SECURITIES AND EXCHANGE COMMISSION

WASHINGTON, D.C. 20549

 

 

FORM 8-K

 

 

CURRENT REPORT

PURSUANT TO SECTION 13 OR 15(d)

OF THE SECURITIES EXCHANGE ACT OF 1934

Date of Report (Date of earliest event reported): September 30, 2015

 

 

SUNOPTA INC.

(Exact name of registrant as specified in its charter)

 

 

 

Canada   001-34198   Not Applicable

(State or other jurisdiction

of incorporation)

 

(Commission

File Number)

 

(IRS Employer

Identification No.)

2838 Bovaird Drive West

Brampton, Ontario, L7A 0H2, Canada

(Address of Principal Executive Offices)

(905) 455-1990

(Registrant’s telephone number, including area code)

 

 

Check the appropriate box below if the Form 8-K filing is intended to simultaneously satisfy the filing obligation of the registrant under any of the following provisions:

 

¨ Written communications pursuant to Rule 425 under the Securities Act (17 CFR 230.425)

 

¨ Soliciting material pursuant to Rule 14a-12 under the Exchange Act (17 CFR 240.14a-12)

 

¨ Pre-commencement communications pursuant to Rule 14d-2(b) under the Exchange Act (17 CFR 240.14d-2(b))

 

¨ Pre-commencement communications pursuant to Rule 13e-4(c) under the Exchange Act (17 CFR 240.13e-4(c))

 

 

 


ITEM 8.01. OTHER EVENTS.

On September 30, 2015, SunOpta Inc. announced the completion of its previously announced underwritten offering (the “Offering”) of an aggregate of 16,670,000 of its common shares, no par value (the “Shares”), for aggregate gross proceeds of $100,020,000 to a syndicate led by BMO Nesbitt Burns Inc. and Citigroup Global Markets Inc., as global coordinators and joint book-running managers, with European sales led by BMO Nesbitt Burns Inc., Citigroup Global Markets Inc. and Rabo Securities USA, Inc., as European joint book-running managers.

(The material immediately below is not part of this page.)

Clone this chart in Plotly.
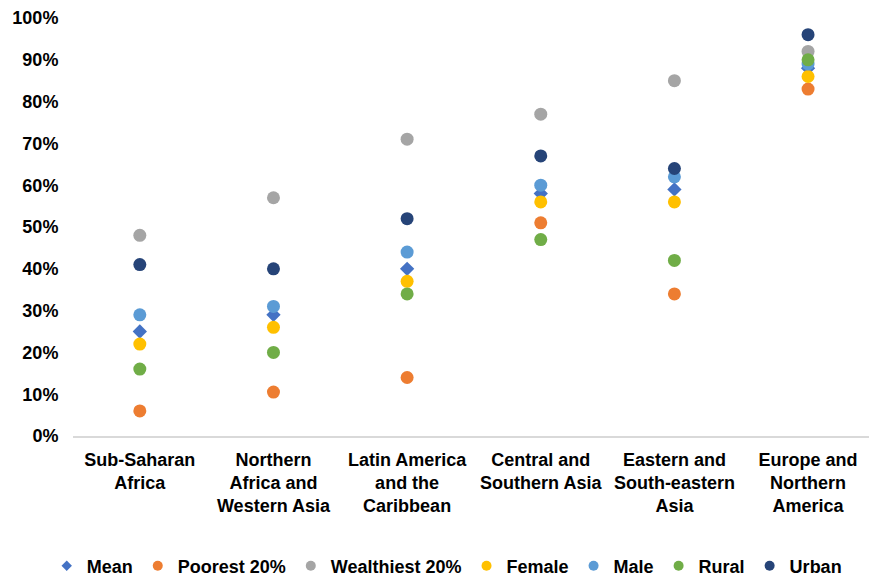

SunOpta Inc. intends to use the net proceeds of the Offering to fund a portion of the purchase price of the previously announced acquisition of Sunrise Holdings (Delaware), Inc. (“Sunrise”), the direct parent of Sunrise Growers Inc. If the acquisition of Sunrise is not completed, SunOpta Inc. will use the net proceeds of the Offering for general corporate purposes.

A copy of the press release is attached hereto as Exhibit 99.1 and is incorporated by reference herein.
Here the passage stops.